Please output the records below in full, exactly as given, but without the images.

RECORDS SHOWN:
## Start

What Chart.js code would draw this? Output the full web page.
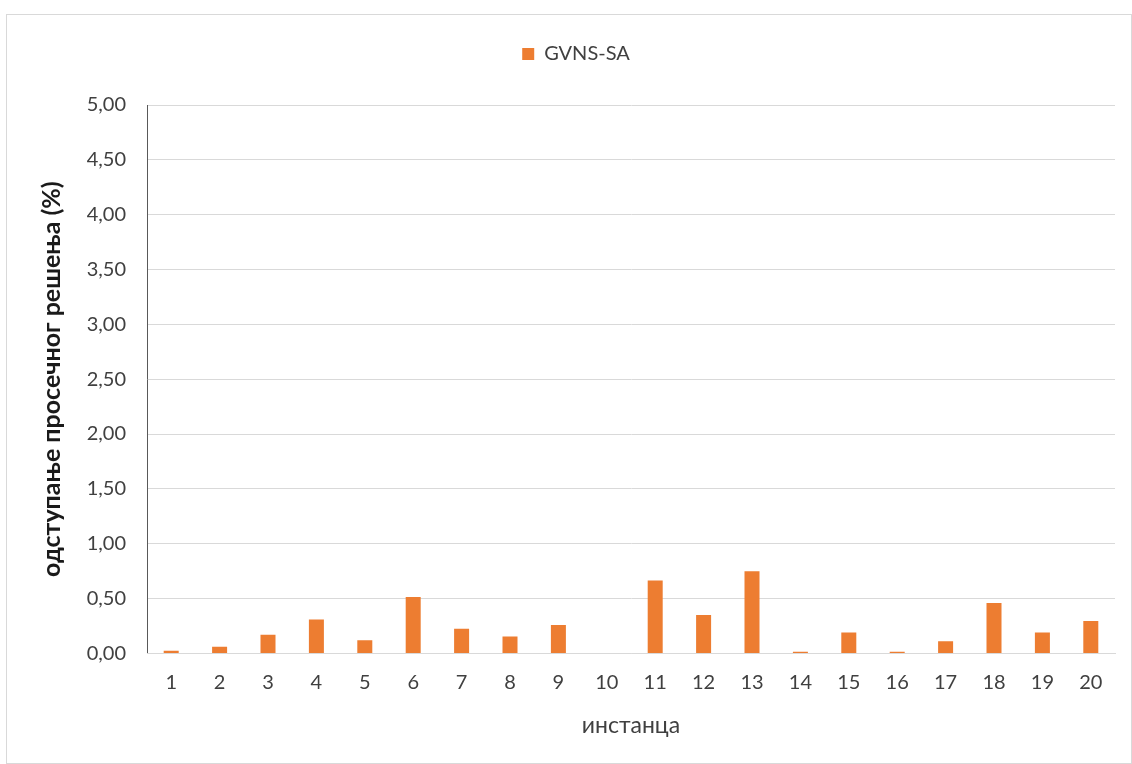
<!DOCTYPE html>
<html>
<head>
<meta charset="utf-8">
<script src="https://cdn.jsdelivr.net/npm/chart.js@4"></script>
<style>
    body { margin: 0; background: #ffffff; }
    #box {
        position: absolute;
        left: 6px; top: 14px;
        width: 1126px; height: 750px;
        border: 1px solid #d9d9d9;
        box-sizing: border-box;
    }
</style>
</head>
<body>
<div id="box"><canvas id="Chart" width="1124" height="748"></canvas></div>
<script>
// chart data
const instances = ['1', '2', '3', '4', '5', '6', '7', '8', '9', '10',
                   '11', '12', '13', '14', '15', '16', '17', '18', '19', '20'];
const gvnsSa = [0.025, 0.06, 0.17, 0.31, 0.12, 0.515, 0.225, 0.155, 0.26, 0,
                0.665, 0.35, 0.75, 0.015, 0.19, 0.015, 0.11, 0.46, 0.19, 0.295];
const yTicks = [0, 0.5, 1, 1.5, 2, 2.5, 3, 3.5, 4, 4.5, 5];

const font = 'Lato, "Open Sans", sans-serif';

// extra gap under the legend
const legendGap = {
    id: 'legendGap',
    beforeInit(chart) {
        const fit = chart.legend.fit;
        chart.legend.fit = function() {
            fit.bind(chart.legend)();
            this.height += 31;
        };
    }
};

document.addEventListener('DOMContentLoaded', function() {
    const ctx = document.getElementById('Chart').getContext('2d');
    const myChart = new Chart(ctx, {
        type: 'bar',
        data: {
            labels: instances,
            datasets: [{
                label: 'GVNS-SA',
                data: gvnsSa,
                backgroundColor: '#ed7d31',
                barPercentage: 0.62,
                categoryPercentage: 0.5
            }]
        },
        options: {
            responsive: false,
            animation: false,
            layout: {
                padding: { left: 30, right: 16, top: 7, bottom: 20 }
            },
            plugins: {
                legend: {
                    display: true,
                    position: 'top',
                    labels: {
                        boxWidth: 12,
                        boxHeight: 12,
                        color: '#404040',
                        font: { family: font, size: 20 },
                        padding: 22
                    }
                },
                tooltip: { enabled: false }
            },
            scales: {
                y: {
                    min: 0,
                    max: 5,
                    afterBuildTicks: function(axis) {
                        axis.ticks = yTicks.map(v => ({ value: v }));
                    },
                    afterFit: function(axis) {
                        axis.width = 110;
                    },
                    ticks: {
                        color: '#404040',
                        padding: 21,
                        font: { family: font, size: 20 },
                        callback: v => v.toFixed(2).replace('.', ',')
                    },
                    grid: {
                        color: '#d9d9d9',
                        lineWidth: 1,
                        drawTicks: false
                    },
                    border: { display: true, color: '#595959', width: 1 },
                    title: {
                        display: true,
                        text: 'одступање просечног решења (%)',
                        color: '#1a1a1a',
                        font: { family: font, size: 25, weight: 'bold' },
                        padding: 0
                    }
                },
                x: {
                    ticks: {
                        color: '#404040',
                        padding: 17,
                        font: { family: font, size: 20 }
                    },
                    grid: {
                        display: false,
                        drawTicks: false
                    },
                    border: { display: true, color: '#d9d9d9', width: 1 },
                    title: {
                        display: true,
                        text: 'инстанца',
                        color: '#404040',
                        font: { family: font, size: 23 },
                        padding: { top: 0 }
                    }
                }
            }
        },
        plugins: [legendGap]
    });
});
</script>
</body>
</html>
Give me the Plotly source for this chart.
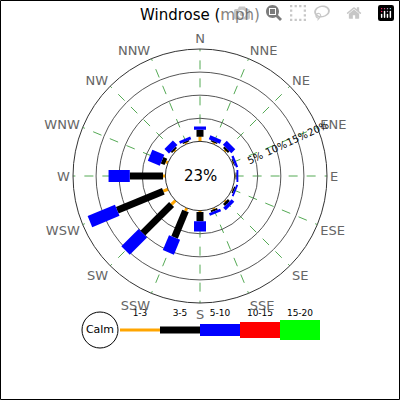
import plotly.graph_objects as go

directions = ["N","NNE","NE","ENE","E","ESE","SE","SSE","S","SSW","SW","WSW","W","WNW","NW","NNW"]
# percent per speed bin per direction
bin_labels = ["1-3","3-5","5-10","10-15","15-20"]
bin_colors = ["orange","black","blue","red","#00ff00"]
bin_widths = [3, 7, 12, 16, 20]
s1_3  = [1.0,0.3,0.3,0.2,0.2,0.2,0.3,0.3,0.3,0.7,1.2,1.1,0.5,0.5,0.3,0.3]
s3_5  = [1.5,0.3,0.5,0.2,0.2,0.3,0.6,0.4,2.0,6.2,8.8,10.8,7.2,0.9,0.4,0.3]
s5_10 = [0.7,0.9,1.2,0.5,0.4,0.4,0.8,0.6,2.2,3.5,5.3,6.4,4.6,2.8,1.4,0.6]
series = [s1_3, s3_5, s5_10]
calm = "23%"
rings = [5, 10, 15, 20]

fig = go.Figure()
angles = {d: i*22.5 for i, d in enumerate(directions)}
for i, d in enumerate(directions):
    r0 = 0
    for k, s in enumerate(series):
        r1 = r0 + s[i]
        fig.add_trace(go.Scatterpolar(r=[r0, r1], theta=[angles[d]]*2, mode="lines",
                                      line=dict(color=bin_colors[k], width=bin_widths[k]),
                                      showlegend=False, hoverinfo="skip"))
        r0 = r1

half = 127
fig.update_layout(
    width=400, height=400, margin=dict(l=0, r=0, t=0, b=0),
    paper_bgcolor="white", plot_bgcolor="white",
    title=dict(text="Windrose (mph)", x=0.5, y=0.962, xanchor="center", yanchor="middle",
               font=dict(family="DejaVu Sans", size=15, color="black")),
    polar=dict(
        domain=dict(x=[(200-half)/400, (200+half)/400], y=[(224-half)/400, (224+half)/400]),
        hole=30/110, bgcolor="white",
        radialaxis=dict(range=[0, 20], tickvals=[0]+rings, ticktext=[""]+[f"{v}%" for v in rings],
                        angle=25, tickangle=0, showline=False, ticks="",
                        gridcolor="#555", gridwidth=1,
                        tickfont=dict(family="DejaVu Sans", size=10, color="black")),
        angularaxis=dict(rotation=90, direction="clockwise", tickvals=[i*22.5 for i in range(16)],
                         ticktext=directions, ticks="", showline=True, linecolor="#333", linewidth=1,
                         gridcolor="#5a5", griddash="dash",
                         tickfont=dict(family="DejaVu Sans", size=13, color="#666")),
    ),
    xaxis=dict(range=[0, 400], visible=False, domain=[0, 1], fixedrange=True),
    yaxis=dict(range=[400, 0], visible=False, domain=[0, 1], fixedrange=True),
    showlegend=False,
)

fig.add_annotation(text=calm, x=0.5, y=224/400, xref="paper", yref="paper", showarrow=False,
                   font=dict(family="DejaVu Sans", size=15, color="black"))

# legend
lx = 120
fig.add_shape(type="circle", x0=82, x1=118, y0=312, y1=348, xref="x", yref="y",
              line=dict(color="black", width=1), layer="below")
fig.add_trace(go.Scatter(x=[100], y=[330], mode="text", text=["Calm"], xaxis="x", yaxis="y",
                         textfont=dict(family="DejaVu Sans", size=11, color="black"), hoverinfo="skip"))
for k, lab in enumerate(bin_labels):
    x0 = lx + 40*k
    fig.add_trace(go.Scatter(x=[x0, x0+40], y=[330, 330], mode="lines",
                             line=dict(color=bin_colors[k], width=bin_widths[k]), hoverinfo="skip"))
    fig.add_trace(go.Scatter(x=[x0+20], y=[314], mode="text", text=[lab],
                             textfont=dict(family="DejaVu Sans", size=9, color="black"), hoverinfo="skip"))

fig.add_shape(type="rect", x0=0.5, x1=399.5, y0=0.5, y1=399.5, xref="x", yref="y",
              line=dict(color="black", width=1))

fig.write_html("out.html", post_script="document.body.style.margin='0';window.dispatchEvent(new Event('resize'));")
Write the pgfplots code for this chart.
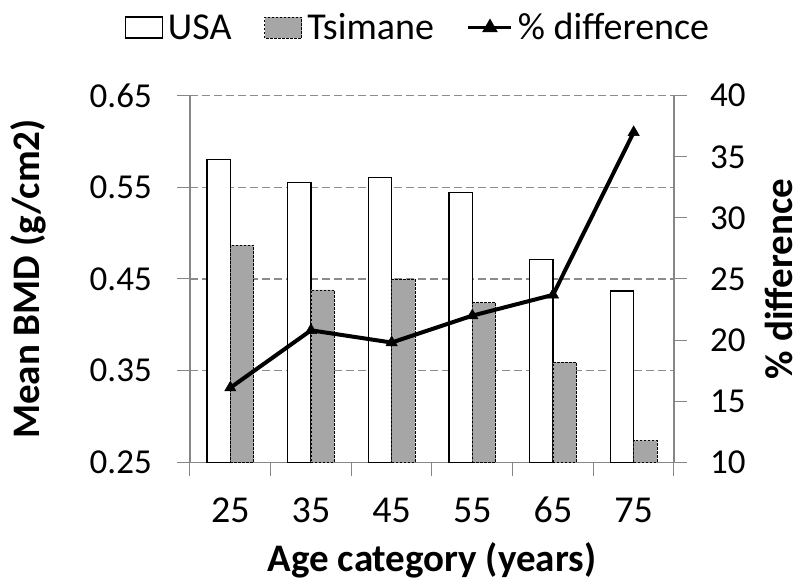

## End

WORKED SOLUTION:
What Chart.js code would draw this? Output the full web page.
<!DOCTYPE html>
<html>
<head>
<meta charset="utf-8">
<script src="https://cdn.jsdelivr.net/npm/chart.js@4"></script>
<style>
    body { margin: 0; background: #ffffff; }
    #box {
        position: absolute;
        left: 6px; top: 14px;
        width: 1126px; height: 750px;
        border: 1px solid #d9d9d9;
        box-sizing: border-box;
    }
</style>
</head>
<body>
<div id="box"><canvas id="Chart" width="1124" height="748"></canvas></div>
<script>
// chart data
const instances = ['1', '2', '3', '4', '5', '6', '7', '8', '9', '10',
                   '11', '12', '13', '14', '15', '16', '17', '18', '19', '20'];
const gvnsSa = [0.025, 0.06, 0.17, 0.31, 0.12, 0.515, 0.225, 0.155, 0.26, 0,
                0.665, 0.35, 0.75, 0.015, 0.19, 0.015, 0.11, 0.46, 0.19, 0.295];
const yTicks = [0, 0.5, 1, 1.5, 2, 2.5, 3, 3.5, 4, 4.5, 5];

const font = 'Lato, "Open Sans", sans-serif';

// extra gap under the legend
const legendGap = {
    id: 'legendGap',
    beforeInit(chart) {
        const fit = chart.legend.fit;
        chart.legend.fit = function() {
            fit.bind(chart.legend)();
            this.height += 31;
        };
    }
};

document.addEventListener('DOMContentLoaded', function() {
    const ctx = document.getElementById('Chart').getContext('2d');
    const myChart = new Chart(ctx, {
        type: 'bar',
        data: {
            labels: instances,
            datasets: [{
                label: 'GVNS-SA',
                data: gvnsSa,
                backgroundColor: '#ed7d31',
                barPercentage: 0.62,
                categoryPercentage: 0.5
            }]
        },
        options: {
            responsive: false,
            animation: false,
            layout: {
                padding: { left: 30, right: 16, top: 7, bottom: 20 }
            },
            plugins: {
                legend: {
                    display: true,
                    position: 'top',
                    labels: {
                        boxWidth: 12,
                        boxHeight: 12,
                        color: '#404040',
                        font: { family: font, size: 20 },
                        padding: 22
                    }
                },
                tooltip: { enabled: false }
            },
            scales: {
                y: {
                    min: 0,
                    max: 5,
                    afterBuildTicks: function(axis) {
                        axis.ticks = yTicks.map(v => ({ value: v }));
                    },
                    afterFit: function(axis) {
                        axis.width = 110;
                    },
                    ticks: {
                        color: '#404040',
                        padding: 21,
                        font: { family: font, size: 20 },
                        callback: v => v.toFixed(2).replace('.', ',')
                    },
                    grid: {
                        color: '#d9d9d9',
                        lineWidth: 1,
                        drawTicks: false
                    },
                    border: { display: true, color: '#595959', width: 1 },
                    title: {
                        display: true,
                        text: 'одступање просечног решења (%)',
                        color: '#1a1a1a',
                        font: { family: font, size: 25, weight: 'bold' },
                        padding: 0
                    }
                },
                x: {
                    ticks: {
                        color: '#404040',
                        padding: 17,
                        font: { family: font, size: 20 }
                    },
                    grid: {
                        display: false,
                        drawTicks: false
                    },
                    border: { display: true, color: '#d9d9d9', width: 1 },
                    title: {
                        display: true,
                        text: 'инстанца',
                        color: '#404040',
                        font: { family: font, size: 23 },
                        padding: { top: 0 }
                    }
                }
            }
        },
        plugins: [legendGap]
    });
});
</script>
</body>
</html>
Give me the Plotly source for this chart.
import plotly.graph_objects as go

directions = ["N","NNE","NE","ENE","E","ESE","SE","SSE","S","SSW","SW","WSW","W","WNW","NW","NNW"]
# percent per speed bin per direction
bin_labels = ["1-3","3-5","5-10","10-15","15-20"]
bin_colors = ["orange","black","blue","red","#00ff00"]
bin_widths = [3, 7, 12, 16, 20]
s1_3  = [1.0,0.3,0.3,0.2,0.2,0.2,0.3,0.3,0.3,0.7,1.2,1.1,0.5,0.5,0.3,0.3]
s3_5  = [1.5,0.3,0.5,0.2,0.2,0.3,0.6,0.4,2.0,6.2,8.8,10.8,7.2,0.9,0.4,0.3]
s5_10 = [0.7,0.9,1.2,0.5,0.4,0.4,0.8,0.6,2.2,3.5,5.3,6.4,4.6,2.8,1.4,0.6]
series = [s1_3, s3_5, s5_10]
calm = "23%"
rings = [5, 10, 15, 20]

fig = go.Figure()
angles = {d: i*22.5 for i, d in enumerate(directions)}
for i, d in enumerate(directions):
    r0 = 0
    for k, s in enumerate(series):
        r1 = r0 + s[i]
        fig.add_trace(go.Scatterpolar(r=[r0, r1], theta=[angles[d]]*2, mode="lines",
                                      line=dict(color=bin_colors[k], width=bin_widths[k]),
                                      showlegend=False, hoverinfo="skip"))
        r0 = r1

half = 127
fig.update_layout(
    width=400, height=400, margin=dict(l=0, r=0, t=0, b=0),
    paper_bgcolor="white", plot_bgcolor="white",
    title=dict(text="Windrose (mph)", x=0.5, y=0.962, xanchor="center", yanchor="middle",
               font=dict(family="DejaVu Sans", size=15, color="black")),
    polar=dict(
        domain=dict(x=[(200-half)/400, (200+half)/400], y=[(224-half)/400, (224+half)/400]),
        hole=30/110, bgcolor="white",
        radialaxis=dict(range=[0, 20], tickvals=[0]+rings, ticktext=[""]+[f"{v}%" for v in rings],
                        angle=25, tickangle=0, showline=False, ticks="",
                        gridcolor="#555", gridwidth=1,
                        tickfont=dict(family="DejaVu Sans", size=10, color="black")),
        angularaxis=dict(rotation=90, direction="clockwise", tickvals=[i*22.5 for i in range(16)],
                         ticktext=directions, ticks="", showline=True, linecolor="#333", linewidth=1,
                         gridcolor="#5a5", griddash="dash",
                         tickfont=dict(family="DejaVu Sans", size=13, color="#666")),
    ),
    xaxis=dict(range=[0, 400], visible=False, domain=[0, 1], fixedrange=True),
    yaxis=dict(range=[400, 0], visible=False, domain=[0, 1], fixedrange=True),
    showlegend=False,
)

fig.add_annotation(text=calm, x=0.5, y=224/400, xref="paper", yref="paper", showarrow=False,
                   font=dict(family="DejaVu Sans", size=15, color="black"))

# legend
lx = 120
fig.add_shape(type="circle", x0=82, x1=118, y0=312, y1=348, xref="x", yref="y",
              line=dict(color="black", width=1), layer="below")
fig.add_trace(go.Scatter(x=[100], y=[330], mode="text", text=["Calm"], xaxis="x", yaxis="y",
                         textfont=dict(family="DejaVu Sans", size=11, color="black"), hoverinfo="skip"))
for k, lab in enumerate(bin_labels):
    x0 = lx + 40*k
    fig.add_trace(go.Scatter(x=[x0, x0+40], y=[330, 330], mode="lines",
                             line=dict(color=bin_colors[k], width=bin_widths[k]), hoverinfo="skip"))
    fig.add_trace(go.Scatter(x=[x0+20], y=[314], mode="text", text=[lab],
                             textfont=dict(family="DejaVu Sans", size=9, color="black"), hoverinfo="skip"))

fig.add_shape(type="rect", x0=0.5, x1=399.5, y0=0.5, y1=399.5, xref="x", yref="y",
              line=dict(color="black", width=1))

fig.write_html("out.html", post_script="document.body.style.margin='0';window.dispatchEvent(new Event('resize'));")
Write the pgfplots code for this chart.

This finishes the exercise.